Questa misura non tassa il profitto complessivo delle banche (il che potrebbe essere giustificato), ma solo la parte eccedente una certa differenza tra tassi attivi e passivi, cioè i tassi che le banche pagano ai correntisti, che sono rimasti gli stessi a fronte dell’aumento dei tassi sui prestiti. Questo però lascia aperta la possibilità per le banche, per esempio, di trasferire sui correntisti e sulle commissioni il costo della tassa. Se fossero tassati tutti i profitti questo non sarebbe possibile.

… Altri, invece, la vedono come un intervento che andrà a punire individui e famiglie con mutui “normali”. Quali effetti avrà?

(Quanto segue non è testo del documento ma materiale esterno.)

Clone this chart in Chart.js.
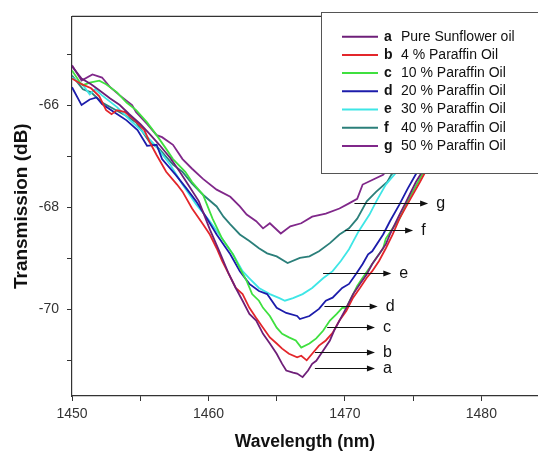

Questo tipo di tassa incoraggia le banche a remunerare i depositi, quindi i risparmiatori lasceranno i soldi nel conto corrente nelle banche invece di comprare titoli di stato del nostro enorme debito pubblico, come stanno facendo; il debito pubblico è più sicuro nelle mani dei risparmiatori – poco inclini alla speculazione – o delle banche?

I proventi della tassa dovrebbero aiutare chi ha contratto un mutuo a tasso variabile e che quindi ora deve pagare molto di più, dato che i tassi sono aumentati. Ma chi ha preso un mutuo a tasso variabile ha pagato finora di meno rispetto a chi lo ha preso a tasso fisso. Ovviamente c’era un rischio. Chi ha pagato di più per avere la sicurezza di avere una rata del mutuo che non varia nel tempo, ora si sente truffato. La domanda da porsi è perché si aiuta chi ha rischiato e finora ci ha guadagnato e non chi invece è stato prudente. 

Infine, si tratta di una tassa una tantum, su cui non si può fare affidamento per coprire riduzioni permanenti di tasse o aumenti di trasferimenti per sostegno al reddito.